持久化与 Blueprint

语言：English · 中文

两条独立的序列化路径，不要混淆。

方法	序列化什么	典型用途
`execution.save()` / `execution.load(saved)`	一次 execution 在某个时刻的运行时 state	跨进程重启恢复，交给另一 worker
`flow.save_blueprint()` / `flow.load_blueprint(blueprint)`	flow 定义的结构（chunk、分支、条件）	把 flow 当配置 artifact 分发或版本控制

Execution save / load

save() 捕获可安全重启的 execution snapshot：

execution 的 state
lifecycle metadata（status、时间戳、run id）
pending interrupt state（如果碰到了 pause_for(...)）
顶层带版本的 execution snapshot，包含 TriggerFlow 系统进度、interrupt ledger、resume ledger、resource requirements 与 flow definition fingerprint
resource_keys 与 resource_requirements —— 恢复时期望的 resource，但不含 live 值

它不捕获：

live runtime_resources 本体（不可序列化；见 State 与 Resources）
在途 chunk（不存在协程中段；在稳定状态保存）
分布式存储所有权。TriggerFlow 记录 lease metadata，但持久化 store 仍负责原子的 claim / compare-and-set 行为。
live object 自身状态。

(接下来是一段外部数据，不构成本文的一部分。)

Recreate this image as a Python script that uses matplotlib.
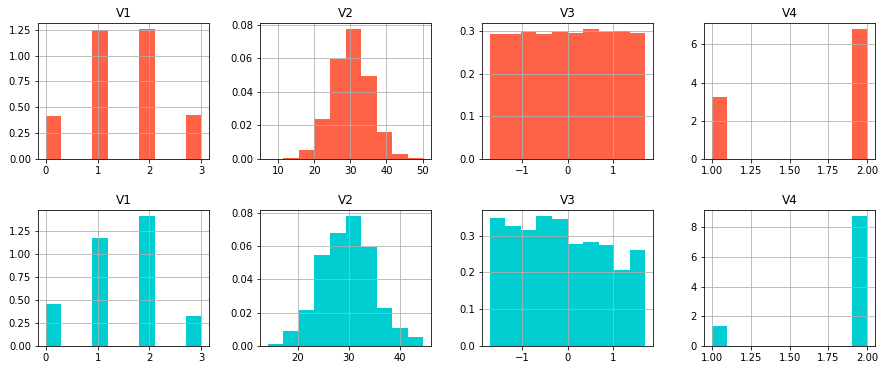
import numpy as np
import matplotlib
matplotlib.use("Agg")
import matplotlib.pyplot as plt

titles = ["V1", "V2", "V3", "V4"]
colors = ["#FF6347", "#00CED1"]

# bin ranges (min, max) per variable, per row; 10 bins each
ranges_top = [(0.0, 3.0), (7.06, 50.2), (-1.72, 1.71), (1.0, 2.0)]
ranges_bot = [(0.0, 3.0), (14.05, 44.64), (-1.72, 1.71), (1.0, 2.0)]

# density heights (10 bins)
v1_top = [0.415, 0, 0, 1.248, 0, 0, 1.252, 0, 0, 0.425]
v2_top = [0.0001, 0.0005, 0.0052, 0.0238, 0.0596, 0.0772, 0.0493, 0.0160, 0.0030, 0.0006]
v3_top = [0.293, 0.293, 0.299, 0.2935, 0.2985, 0.296, 0.3045, 0.299, 0.302, 0.2955]
v4_top = [3.22, 0, 0, 0, 0, 0, 0, 0, 0, 6.78]

v1_bot = [0.458, 0, 0, 1.167, 0, 0, 1.404, 0, 0, 0.327]
v2_bot = [0.0014, 0.0092, 0.0217, 0.0545, 0.0677, 0.0778, 0.0593, 0.0229, 0.0109, 0.0056]
v3_bot = [0.3468, 0.325, 0.315, 0.352, 0.345, 0.2766, 0.282, 0.274, 0.2063, 0.2604]
v4_bot = [1.34, 0, 0, 0, 0, 0, 0, 0, 0, 8.72]

rows = [
    (ranges_top, [v1_top, v2_top, v3_top, v4_top], colors[0]),
    (ranges_bot, [v1_bot, v2_bot, v3_bot, v4_bot], colors[1]),
]

fig, axes = plt.subplots(2, 4, figsize=(896 / 72, 370 / 72), dpi=72)
fig.subplots_adjust(left=0.0424, right=0.9766, top=0.9378, bottom=0.0649,
                    wspace=0.298, hspace=0.375)

for r, (rngs, vals, col) in enumerate(rows):
    for c in range(4):
        ax = axes[r, c]
        lo, hi = rngs[c]
        edges = np.linspace(lo, hi, 11)
        h = np.array(vals[c], dtype=float)
        ax.hist(edges[:-1], bins=edges, weights=h, color=col)
        ax.set_title(titles[c], fontsize=12)
        ax.grid(True)
        ax.tick_params(labelsize=10)

fig.savefig("out.png", dpi=72)
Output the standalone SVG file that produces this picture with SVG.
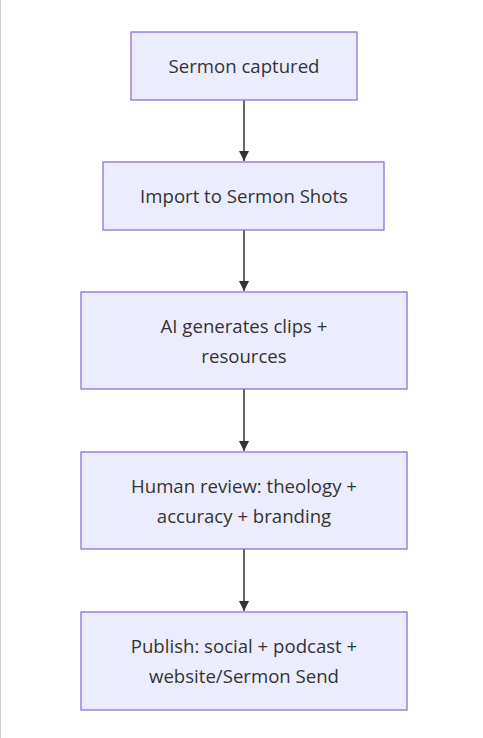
<svg xmlns="http://www.w3.org/2000/svg" width="483" height="738" viewBox="0 0 483 738">
<style>
.node rect{fill:#ECECFF;stroke:#9370DB;stroke-width:1.3}
.node text{font-family:"Open Sans","DejaVu Sans",sans-serif;font-size:18.6px;fill:#333;text-anchor:middle}
.edge{stroke:#666;stroke-width:2;fill:none}
</style>
<defs>
<marker id="arr" viewBox="0 0 10 10" refX="10" refY="5" markerWidth="10" markerHeight="10" markerUnits="userSpaceOnUse" orient="auto">
<path d="M0,0 L10,5 L0,10 z" fill="#333"/>
</marker>
</defs>
<rect x="0" y="0" width="483" height="738" fill="#fff"/>
<line x1="0.5" y1="0" x2="0.5" y2="738" stroke="#ccc" stroke-width="1"/>
<g id="edges">
<path class="edge" d="M244,100 V161" marker-end="url(#arr)"/>
<path class="edge" d="M244,230 V291" marker-end="url(#arr)"/>
<path class="edge" d="M244,389 V451" marker-end="url(#arr)"/>
<path class="edge" d="M244,549 V611" marker-end="url(#arr)"/>
</g>
<g id="n1" class="node"><rect x="131" y="32" width="226" height="68"/><text x="244" y="73">Sermon captured</text></g>
<g id="n2" class="node"><rect x="103" y="162" width="281" height="68"/><text x="244" y="203">Import to Sermon Shots</text></g>
<g id="n3" class="node"><rect x="81" y="292" width="326" height="97"/><text x="244" y="333">AI generates clips +</text><text x="244" y="363">resources</text></g>
<g id="n4" class="node"><rect x="81" y="452" width="326" height="97"/><text x="244" y="493">Human review: theology +</text><text x="244" y="523">accuracy + branding</text></g>
<g id="n5" class="node"><rect x="81" y="612" width="326" height="98"/><text x="244" y="653">Publish: social + podcast +</text><text x="244" y="683">website/Sermon Send</text></g>
</svg>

有状态 session、browser page、process handle、remote task 和 cache 需要外部 state ref 与 provider restore validation。

python

flow.declare_resource_requirement("approval_service")

execution = flow.create_execution(auto_close=False)
await execution.async_start("refund request")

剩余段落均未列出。